When the Drum Major Died shows what happens when we resist change in favor of worn out tradition
Online PR News – 31-January-2014 – Kansas City, MO – December 1967. Martin Luther King, Jr. has begun laying out plans for his Poor People’s Campaign. Florina Austin, newly married, spies a woman sitting on the steps leading up to the verandah where Florina and her husband will live. The woman’s uncanny knowledge of the space that Florina will inhabit leaves her suspicious. The following Sunday after church, Florina witnesses the woman she has come to know as Agnes, caress Redmond’s cheek. The look in Redmond’s eyes betrays longing. Florina and Agnes are neighbors. Their husbands, Negro doctors in Poinsettia, NC, hold prominent positions in the social and political life of their community.
When Agnes flees to Memphis and joins the Sanitation Workers Protests, all are aghast, none more than Florina.
As they move towards the fateful day Dr. Martin Luther King is killed, Florina learns that marriage exposes the vulnerabilities of all who pledge their trough and body. It casts an even greater shadow upon the ones who vow love unto death, and do not deliver what they have promised. When the Drum Major Died shows what happens when we resist change in favor of worn out tradition, but also what can and does occur when we open our hearts and embrace the words, “ ... be first in love ... be first in generosity ... He who is greatest among you shall be your servant. ...”
Anjuelle Floyd is the author of a collection of short stories, Keeper of Secrets … Translations of an Incident and two novels, The House and Seasons in Purdah. Her short stories and novels turn on the dynamics of women for whom life challenges impel them to examine the flawed relationships with their mothers in an effort to improve connections and interactions with their husbands and intimates. The House earned recognition in the 2011 Readers’ Favorite Awards.
Floyd is a wife of thirty years, mother of three, abstract painter, and licensed Marriage and Family Therapist specializing in Mother-Daughter Relations and Dreams. A graduate of Duke University, she received her MA in Counseling Psychology from The California Institute of Integral Studies, San Francisco. She attended the Dominican Institute of Philosophy and Theology at the Graduate Theological Union in Berkeley, California, and received her MFA in Creative Writing from Goddard College, Port Townsend, Washington.

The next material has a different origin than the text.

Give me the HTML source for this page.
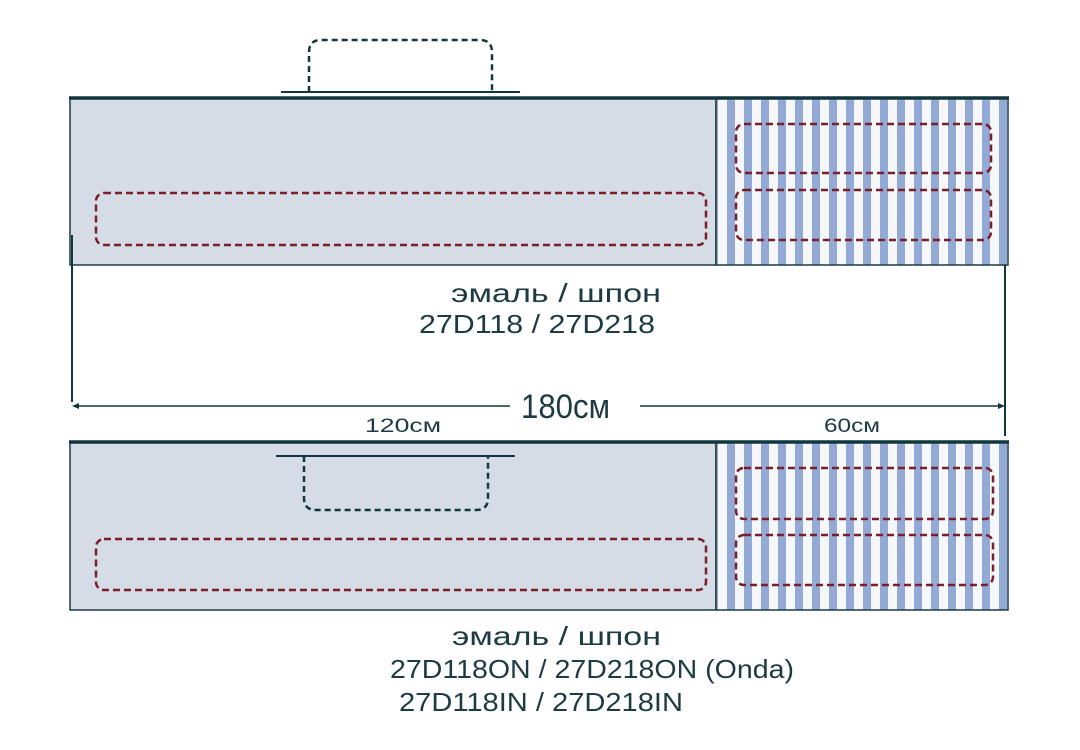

She received certificates of participation from The Hurston-Wright Writers’ Week and The Voices of Our Nations Writing Workshops. The Spring 2006 Issue of The Pitkin Review, literary journal of Goddard College MFA Program in Writing, lists Anjuelle’s short story, The Kingdom of Heaven in the prose/fiction section. The 2008 Issue of Windhover, the literary journal of Mary Hardin-Baylor published Anjuelle’s short story, Eucharist, that Kaleidoscope Magazine, the journal for the United Disabilities Services subsequently featured in their July 2009 Issue.
Also notable, she conducted the Master Fiction Class at the 2008 Winter Literary Festival hosted by The University of Mary Hardin Baylor in Belton, Texas.
A student of Process Painting for the last decade, Anjuelle has participated in The Art of Living Black Exhibitions 2004–2013 held at the Richmond Art Center, Richmond, California. On January 9th, 2013, Anjuelle received the Jan Hart-Schuyers Award for her painting, Intimacy, exhibited during the 2013 Exhibition of the Art of Living Black.
Anjuelle facilitates writing groups and provides individual consultation of fiction projects. She also gives talks on Mother-Daughter Relations and The Healing Power of Mothers Loving Their Daughters Unconditionally, The Need for Family, The Writing Process as a Path Toward Self-discovery and Healing.